Nigel de Gruchy, general secretary of the National Association of Schoolmasters Union of Women Teachers, spoke of victory in his union's fight for a cut in teachers' workloads. 'Seventy per cent of the statutory national curriculum has been suspended overnight. Much of it is likely to be permanently removed. Teachers should not underestimate the massive shift in government policy.'

But Doug McAvoy, general secretary of the National Union of Teachers, said the proposals did not answer teachers' criticisms that the tests were educationally bad. Previous promises to slim down the tests had led to more simple pencil-and-paper tests, which teachers also disliked.

Even Mr de Gruchy acknowledged that Mr Patten had probably not solved children's problems. 'We may still have objections to the educational nature of the tests,' he said.

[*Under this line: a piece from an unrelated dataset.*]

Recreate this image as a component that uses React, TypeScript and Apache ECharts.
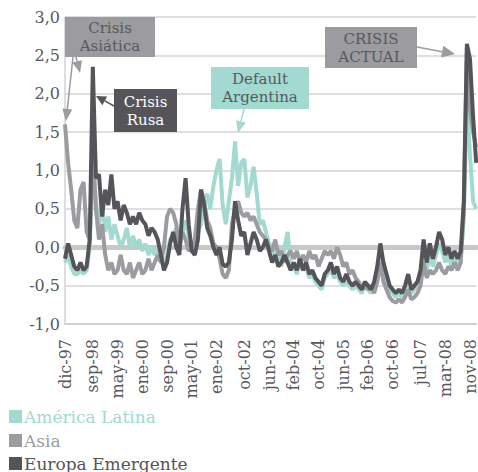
import React, { useEffect, useRef } from "react";
import * as echarts from "echarts";

const MONTHS = ["ene", "feb", "mar", "abr", "may", "jun", "jul", "ago", "sep", "oct", "nov", "dic"];
// monthly categories from dic-97 to ene-09
const categories: string[] = [];
for (let i = 0; i < 134; i++) {
  const mi = (11 + i) % 12;
  const yr = 1997 + Math.floor((11 + i) / 12);
  categories.push(MONTHS[mi] + "-" + String(yr % 100).padStart(2, "0"));
}
const tickLabels = [
  "dic-97", "sep-98", "may-99", "ene-00", "sep-00", "may-01", "ene-02", "oct-02", "jun-03",
  "feb-04", "oct-04", "jun-05", "feb-06", "oct-06", "jul-07", "mar-08", "nov-08",
];
const yTicks = [-1, -0.5, 0, 0.5, 1, 1.5, 2, 2.5, 3];
const seriesNames = ["América Latina", "Asia", "Europa Emergente"];

const americaLatina = [
  -0.2, -0.1, -0.25, -0.35, -0.35, -0.3, -0.35, -0.3, 0.0, 1.1,
  0.6, 0.3, 0.55, 0.2, 0.4, 0.1, 0.3, 0.15, 0.0, 0.1,
  0.25, 0.0, 0.15, 0.0, 0.1, -0.05, 0.05, -0.1, 0.0, -0.1,
  0.0, -0.15, -0.25, -0.1, 0.1, 0.15, 0.25, 0.1, 0.2, 0.35,
  0.15, 0.0, 0.05, 0.2, 0.3, 0.55, 0.7, 0.5, 0.8, 1.0,
  1.15, 0.55, 0.3, 0.6, 0.9, 1.38, 0.8, 1.1, 1.15, 0.65,
  0.8, 1.05, 0.7, 0.3, 0.35, 0.2, 0.05, 0.0, -0.15, -0.1,
  -0.25, 0.0, 0.2, -0.2, -0.25, -0.35, -0.2, -0.3, -0.25, -0.4,
  -0.35, -0.45, -0.5, -0.55, -0.4, -0.35, -0.3, -0.4, -0.35, -0.45,
  -0.5, -0.45, -0.5, -0.55, -0.5, -0.55, -0.6, -0.5, -0.55, -0.6,
  -0.5, -0.35, -0.05, -0.3, -0.45, -0.55, -0.6, -0.65, -0.6, -0.65,
  -0.55, -0.45, -0.6, -0.55, -0.5, -0.4, 0.0, -0.3, -0.1, -0.25,
  -0.1, 0.05, -0.05, -0.2, -0.1, -0.25, -0.15, -0.25, -0.15, 0.4,
  2.0, 1.2, 0.6, 0.5,
];

const asia = [
  1.6, 1.1, 0.75, 0.35, 0.25, 0.75, 0.85, 0.2, 0.1, 1.3,
  0.5, 0.1, 0.3, -0.1, -0.3, -0.2, -0.35, -0.3, -0.1, -0.3,
  -0.35, -0.2, -0.4, -0.3, -0.2, -0.35, -0.3, -0.15, -0.3, -0.2,
  -0.1, -0.2, 0.0, 0.4, 0.5, 0.45, 0.3, 0.0, 0.2, 0.1,
  -0.05, 0.0, 0.1, 0.5, 0.75, 0.6, 0.35, 0.25, 0.05, 0.0,
  -0.15, -0.35, -0.4, -0.3, 0.3, 0.5, 0.6, 0.45, 0.4, 0.45,
  0.35, 0.4, 0.3, 0.2, 0.15, 0.1, 0.0, -0.05, 0.1, -0.1,
  -0.05, -0.2, -0.1, -0.05, -0.15, -0.05, -0.2, -0.1, -0.2, -0.05,
  -0.15, -0.1, -0.25, -0.15, -0.05, -0.1, -0.05, -0.15, 0.0, -0.1,
  -0.25, -0.2, -0.35, -0.3, -0.4, -0.45, -0.55, -0.5, -0.55, -0.5,
  -0.6, -0.45, -0.2, -0.45, -0.55, -0.65, -0.7, -0.72, -0.68, -0.72,
  -0.65, -0.55, -0.68, -0.65, -0.6, -0.5, -0.2, -0.4, -0.3, -0.35,
  -0.3, -0.2, -0.3, -0.35, -0.25, -0.3, -0.2, -0.3, -0.2, 0.5,
  2.6, 1.8, 1.5, 1.3,
];

const europaEmergente = [
  -0.15, 0.05, -0.1, -0.25, -0.3, -0.2, -0.3, -0.25, 0.1, 2.35,
  0.9, 0.95, 0.4, 0.75, 0.55, 0.95, 0.5, 0.6, 0.35, 0.55,
  0.45, 0.3, 0.4, 0.3, 0.45, 0.35, 0.3, 0.15, 0.25, 0.2,
  0.1, -0.1, -0.3, -0.2, 0.05, 0.2, 0.0, -0.1, 0.5, 0.9,
  0.3, -0.05, -0.1, 0.1, 0.75, 0.55, 0.25, 0.15, 0.0, -0.1,
  0.0, -0.22, -0.25, -0.2, 0.1, 0.6, 0.35, 0.15, 0.2, -0.1,
  0.05, 0.2, 0.1, -0.05, 0.0, 0.1, -0.05, -0.2, -0.1, -0.25,
  -0.2, -0.1, -0.2, -0.3, -0.2, -0.3, -0.15, -0.3, -0.2, -0.35,
  -0.3, -0.4, -0.45, -0.5, -0.35, -0.3, -0.2, -0.35, -0.25, -0.4,
  -0.45, -0.35, -0.45, -0.5, -0.45, -0.5, -0.55, -0.45, -0.5, -0.55,
  -0.45, -0.25, 0.05, -0.2, -0.35, -0.5, -0.55, -0.6, -0.55, -0.6,
  -0.5, -0.35, -0.55, -0.5, -0.45, -0.3, 0.1, -0.2, 0.05, -0.15,
  0.0, 0.2, 0.1, -0.1, 0.0, -0.15, -0.05, -0.15, -0.05, 0.6,
  2.65, 2.45, 1.7, 1.1,
];

const TEAL = "#a2d9d1";
const GRAY = "#9b9ba0";
const DARK = "#555559";
const TEXT = "#58585c";
const FONT = "'DejaVu Serif', 'Liberation Serif', serif";
const colors = [TEAL, GRAY, DARK];

function arrow(x1: number, y1: number, x2: number, y2: number, color: string, len = 12, half = 5) {
  const dx = x2 - x1, dy = y2 - y1;
  const d = Math.sqrt(dx * dx + dy * dy);
  const ux = dx / d, uy = dy / d;
  const bx = x2 - ux * len, by = y2 - uy * len;
  const px = -uy * half, py = ux * half;
  return [
    { type: "line", shape: { x1, y1, x2: bx, y2: by }, style: { stroke: color, lineWidth: 1.5 }, z: 10 },
    { type: "polygon", shape: { points: [[x2, y2], [bx + px, by + py], [bx - px, by - py]] }, style: { fill: color }, z: 10 },
  ];
}

function box(x: number, y: number, w: number, h: number, fill: string, color: string, lines: string[]) {
  const lh = 18;
  const y0 = y + h / 2 - ((lines.length - 1) * lh) / 2;
  return [
    { type: "rect", shape: { x, y, width: w, height: h }, style: { fill }, z: 10 },
    ...lines.map((t, i) => ({
      type: "text", x: x + w / 2, y: y0 + i * lh, z: 11,
      style: { text: t, fill: color, font: `15px ${FONT}`, align: "center", verticalAlign: "middle" },
    })),
  ];
}

export default function App() {
  const ref = useRef<HTMLDivElement>(null);
  useEffect(() => {
    document.body.style.margin = "0";
    const chart = echarts.init(ref.current!, null, { renderer: "svg" });
    const labelIdx = tickLabels.map((t) => categories.indexOf(t));
    const legendTops = [408, 432, 455];
    chart.setOption({
      animation: false,
      grid: { left: 65, right: 0, top: 17, bottom: 148 },
      legend: seriesNames.map((n, i) => ({
        left: 9, top: legendTops[i], padding: 0, icon: "rect", itemWidth: 13, itemHeight: 13, itemGap: 0,
        textStyle: { fontFamily: FONT, fontSize: 17, color: colors[i], padding: [0, 0, 0, -3] },
        data: [n],
      })),
      xAxis: [
        {
          type: "category", data: categories, boundaryGap: false,
          axisLine: { onZero: false, lineStyle: { color: "#cfcfcf", width: 2 } },
          axisTick: { show: false },
          axisLabel: {
            rotate: 90, margin: 15, color: TEXT, fontFamily: FONT, fontSize: 16,
            interval: (i: number) => labelIdx.includes(i),
          },
        },
        {
          type: "category", data: categories, boundaryGap: false, position: "bottom",
          axisLine: { show: true, onZero: true, lineStyle: { color: "#c8c8c8", width: 5 } },
          axisTick: { show: false }, axisLabel: { show: false }, splitLine: { show: false },
        },
      ],
      yAxis: {
        type: "value", min: yTicks[0], max: yTicks[yTicks.length - 1], interval: 0.5,
        axisLine: { show: true, lineStyle: { color: "#d3d3d3", width: 1.5 } },
        axisTick: { show: false },
        axisLabel: {
          color: TEXT, fontFamily: FONT, fontSize: 16, margin: 5,
          formatter: (v: number) => v.toFixed(1).replace(".", ","),
        },
        splitLine: { lineStyle: { color: "#d5d5d5", width: 1.5 } },
      },
      series: [
        { name: seriesNames[0], type: "line", data: americaLatina, showSymbol: false, color: TEAL, lineStyle: { width: 4, color: TEAL } },
        { name: seriesNames[1], type: "line", data: asia, showSymbol: false, color: GRAY, lineStyle: { width: 4, color: GRAY } },
        { name: seriesNames[2], type: "line", data: europaEmergente, showSymbol: false, color: DARK, lineStyle: { width: 4, color: DARK } },
      ],
      graphic: [
        ...box(65, 17, 90, 40, GRAY, TEXT, ["Crisis", "Asiática"]),
        ...arrow(73, 57, 66, 121, GRAY, 12, 5),
        ...arrow(76, 57, 80, 73, GRAY, 12, 5),
        ...box(114, 89, 63, 43, DARK, "#ffffff", ["Crisis", "Rusa"]),
        ...arrow(114, 106, 96, 96, DARK, 10, 5),
        ...box(211, 67, 98, 42, TEAL, TEXT, ["Default", "Argentina"]),
        ...arrow(244, 109, 238, 133, TEAL, 12, 5),
        ...box(325, 27, 92, 41, GRAY, TEXT, ["CRISIS", "ACTUAL"]),
        ...arrow(417, 47, 455, 54, GRAY, 13, 6),
      ],
    });
    return () => chart.dispose();
  }, []);
  return <div ref={ref} style={{ width: 478, height: 472 }} />;
}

So how far has Mr Patten moved? Changes to government plans for a national curriculum and testing look fundamental. Under existing arrangements teachers have to assess children in nine subjects in primary schools and 10 in secondary.

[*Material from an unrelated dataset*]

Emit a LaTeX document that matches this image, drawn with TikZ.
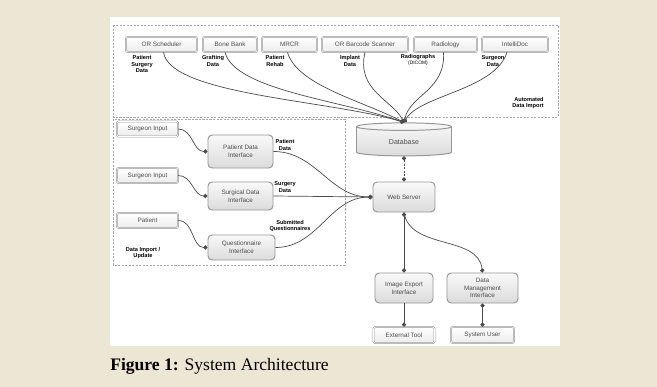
\documentclass[tikz,border=0pt]{standalone}
\usepackage{fontspec}
\setsansfont{Liberation Sans}
\newfontfamily\capfont{Liberation Serif}
\usetikzlibrary{arrows.meta,shapes.geometric}

\definecolor{pagebg}{RGB}{236,230,212}
\definecolor{boxline}{RGB}{150,150,150}
\newdimen\px \px=0.025cm

\tikzset{
  srcbox/.style={draw=boxline, double=white, double distance=0.5pt, rounded corners=1pt,
    top color=white, bottom color=gray!15, minimum height=15\px, inner sep=0pt,
    font=\sffamily\fontsize{4.5}{5}\selectfont, text=gray!60!black},
  iface/.style={draw=boxline, line width=0.7pt, rounded corners=3pt, top color=gray!5,
    bottom color=gray!28, align=center, inner sep=0pt,
    font=\sffamily\fontsize{4.5}{5.5}\selectfont, text=gray!60!black},
  flow/.style={draw=black!70, line width=0.5pt},
  enddot/.style={-{Circle[length=3pt]}},
  bothdot/.style={{Circle[length=3pt]}-{Circle[length=3pt]}},
  lbl/.style={font=\sffamily\bfseries\fontsize{4}{4.6}\selectfont, align=center, inner sep=0pt},
  frame/.style={draw=gray!70, dash pattern=on 1.5pt off 1pt, line width=0.6pt},
}

\begin{document}
\begin{tikzpicture}[x=0.025cm,y=-0.025cm]
\useasboundingbox (0,0) rectangle (657,387);
\fill[pagebg] (0,0) rectangle (657,387);
\fill[white] (110,17) rectangle (560,346);

% import frames
\draw[frame] (113,25) rectangle (558,117);
\draw[frame] (113,119) rectangle (345,265);
\node[lbl, align=right] (autolbl) at (528,103) {Automated\\Data Import};
\node[lbl] (manlbl) at (143,253) {Data Import /\\Update};

% external sources along the top
\node[srcbox, minimum width=71\px] (s1) at (161.5,44.5) {OR Scheduler};
\node[srcbox, minimum width=54\px] (s2) at (230,44.5) {Bone Bank};
\node[srcbox, minimum width=55\px] (s3) at (289.5,44.5) {MRCR};
\node[srcbox, minimum width=86\px] (s4) at (365,44.5) {OR Barcode Scanner};
\node[srcbox, minimum width=63\px] (s5) at (445.5,44.5) {Radiology};
\node[srcbox, minimum width=66\px] (s6) at (515,44.5) {IntelliDoc};

\node[lbl] (l1) at (142,64) {Patient\\Surgery\\Data};
\node[lbl] (l2) at (213,61) {Grafting\\Data};
\node[lbl] (l3) at (275,61) {Patient\\Rehab};
\node[lbl] (l4) at (350,61) {Implant\\Data};
\node[lbl] (l5) at (418,60) {Radiographs\\{\mdseries\fontsize{3.5}{4}\selectfont(DICOM)}};
\node[lbl] (l6) at (493,61) {Surgeon\\Data};

% core
\node[cylinder, shape border rotate=90, aspect=0.25, draw=boxline, line width=0.7pt,
  top color=gray!5, bottom color=gray!28, minimum width=95\px, minimum height=33\px,
  inner sep=0pt, font=\sffamily\fontsize{5}{6}\selectfont, text=gray!60!black]
  (db) at (404,141.5) {Database};
\node[iface, minimum width=62\px, minimum height=30\px] (web) at (404,197) {Web Server};

% manual input side
\node[srcbox, minimum width=61\px] (in1) at (147.5,129) {Surgeon Input};
\node[srcbox, minimum width=61\px] (in2) at (147.5,175.5) {Surgeon Input};
\node[srcbox, minimum width=61\px] (in3) at (147.5,220.5) {Patient};
\node[iface, minimum width=65\px, minimum height=33\px] (pdi) at (240.5,151.5) {Patient Data\\Interface};
\node[iface, minimum width=65\px, minimum height=28\px] (sdi) at (240.5,196) {Surgical Data\\Interface};
\node[iface, minimum width=67\px, minimum height=25\px] (qi) at (241.5,247.5) {Questionnaire\\Interface};
\node[lbl] (lp) at (285,145) {Patient\\Data};
\node[lbl] (ls) at (285,187) {Surgery\\Data};
\node[lbl] (lq) at (290,226) {Submitted\\Questionnaires};

% output side
\node[iface, minimum width=58\px, minimum height=30\px] (iei) at (404,288) {Image Export\\Interface};
\node[iface, minimum width=71\px, minimum height=30\px] (dmi) at (482.5,288) {Data\\Management\\Interface};
\node[srcbox, minimum width=61\px, minimum height=16\px] (ext) at (404,335) {External Tool};
\node[srcbox, minimum width=63\px, minimum height=16\px] (usr) at (482.5,335) {System User};

% automated imports into the database
\draw[flow,enddot] ([xshift=2\px]s1.south) .. controls (170,95) and (330,100) .. (db.north);
\draw[flow,enddot] ([xshift=-5\px]s2.south) .. controls (235,90) and (340,100) .. (db.north);
\draw[flow,enddot] ([xshift=-2\px]s3.south) .. controls (297,85) and (360,100) .. (db.north);
\draw[flow,enddot] (s4.south) .. controls (356,90) and (392,100) .. (db.north);
\draw[flow,enddot] ([xshift=-2\px]s5.south) .. controls (446,90) and (410,95) .. (db.north);
\draw[flow,enddot] ([xshift=-8\px]s6.south) .. controls (495,90) and (420,95) .. (db.north);

% manual entry
\draw[flow,enddot] (in1.east) to[out=0,in=180] (pdi.west);
\draw[flow,enddot] (in2.east) to[out=0,in=180] (sdi.west);
\draw[flow,enddot] (in3.east) to[out=0,in=180] (qi.west);
\draw[flow,enddot] (pdi.east) to[out=0,in=180] (web.west);
\draw[flow,enddot] (sdi.east) -- (web.west);
\draw[flow,enddot] (qi.east) to[out=0,in=180] (web.west);

% server links
\draw[flow,bothdot,dash pattern=on 1.5pt off 1pt] (db.south) -- (web.north);
\draw[flow,bothdot] (web.south) -- (iei.north);
\draw[flow,enddot] (web.south) .. controls (410,250) and (478,235) .. (dmi.north);
\draw[flow,enddot] (iei.south) -- (ext.north);
\draw[flow,bothdot] (usr.north) -- (dmi.south);

\node[anchor=west, inner sep=0pt, font=\capfont\fontsize{12.5}{14}\selectfont] (cap) at (110,366)
  {\textbf{Figure 1:} System Architecture};
\end{tikzpicture}
\end{document}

With the system fully up and running, 7 and 11-year-olds would have taken formal tests in English, maths, science and technology, and history and geography might have been added for 11-year-olds. At 14, pupils would have taken formal tests in all but music, art and physical education. That programme was slimmer than the Government's original intentions, which would have meant testing all subjects, except art, music and PE, at every stage.

Now Mr Patten has cut down national tests at 7 and 14 next year to the core subjects of English, maths and science. He will decide whether to include technology at 14 after this year's tests. Tests in history and geography at 14, due next year, will also be postponed pending the review of the curriculum being carried out by Sir Ron Dearing - suggesting they may be abandoned altogether.

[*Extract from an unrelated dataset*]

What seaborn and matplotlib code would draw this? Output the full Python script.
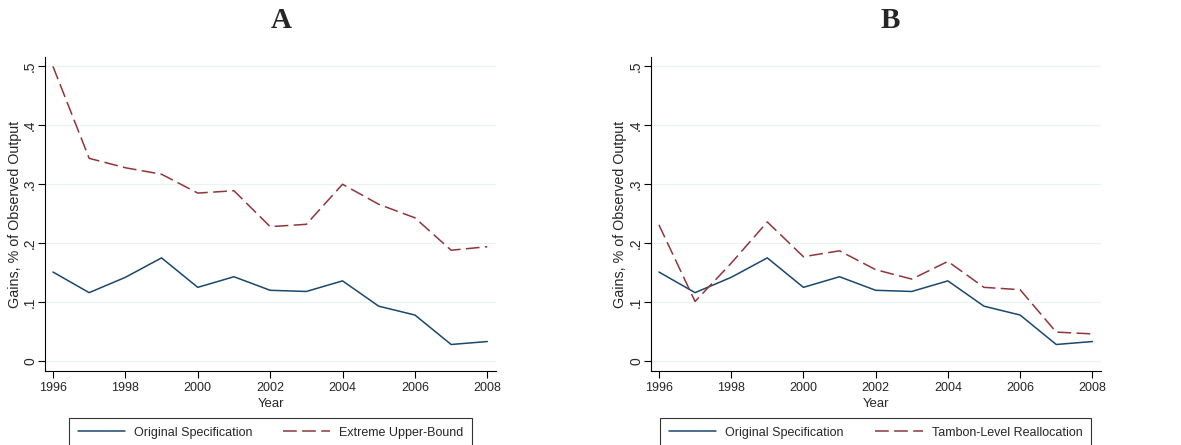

Continuous assessment of 7-year-olds in class will be compulsory only in English, maths and science. Next year's tests for 11-year-olds will be a pilot, not mandatory as originally planned, and secondary school tests may be marked externally to save teachers' time.

The basic findings of Sir Ron's review, which only began three weeks ago, are already plain. The testing regime will be like the one Margaret Thatcher demanded six years ago before she was overruled by Kenneth Baker, the Secretary of State for Education. Some teachers are worried by the idea of simpler tests. Teachers want simpler bureaucracy, not less sophisticated tests. Parents, too, are anxious about testing.

Frances Place, a parent at Sefton Park Bristol, where almost all parents have persuaded governors to allow them to withdraw 7-year-olds from tests, said: 'It addresses the problems of teachers, but our children are still supposed to sit stressful, inappropriate tests.'

Parents are interested in the Scottish system, where tests are carried out by teachers when they believe children are ready. No league tables are published. But Margaret Tulloch, of the Campaign for State Education, a parents' pressure group, said that one drawback of this system was that the tests were voluntary: only statutory tests would give all parents the information to which they were entitled.

League tables of test results are also unpopular with parents. Seventy per cent said they were misleading in an NOP poll for the Independent published on Monday. Alan Greenwood, of Getting Results Into Perspective, a Bradford group of head teachers, parents and governors, said Mr Patten had done nothing to alleviate these concerns.